Saturday, 21 May 2011

Lead-lined lip gloss.

This morning sees Bridget poking one little black-stockinged foot out from inside her black cloud, testing the temperature, seeing if the fabric of the sky might hold her after a week of sunshine drove her inside in all her pink-tinged, sunburnt glory. Overwhelm choked off the smile and she frowned, retreating to the curtain from where she peeks out now, unsure, hesitant.

I see you.

You don't see me.

Oh, yes I do.

Well then what do I look like?

Like a beautiful scowl with legs.

Dammit, you do see me.

I told you so.

Stop looking!

But still she smiles slightly. A little light escapes from around the curtain itself, spilling into the black, turning it shades of saturated, nuclear grey. The smile threatens from behind the facade of grumpy, bringing hope and possibilities to petulant nonsense, the stuff of invisible problems and wow, to be in her shoes proclamations. She takes it to heart. All of it. Every last thing.

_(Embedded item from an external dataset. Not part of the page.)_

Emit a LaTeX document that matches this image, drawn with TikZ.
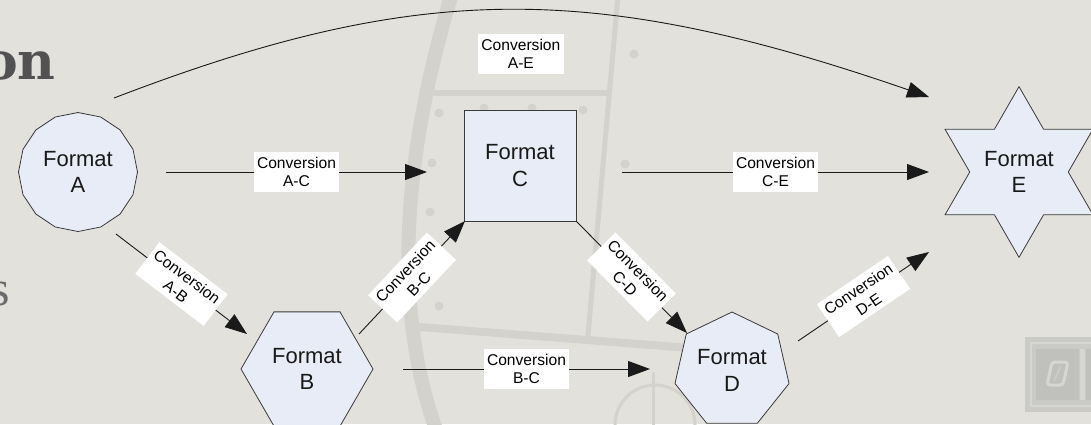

Her heart is huge and fractioned now, crammed full, up to the rafters. More space needs to be rented but nothing is suitable and so they turn and press their backs up against the bulk, pushing with their legs, shoving it in and then slamming the doors tightly, the lock threatening to burst open, bending metal, straining bolts until the squeeze liquifies solids and they begin to run down her sleeves. She wipes her little hands on her cloud and pretends she can't see her heart but it's there, and boy does that ever bring relief on a dark rainy day like today.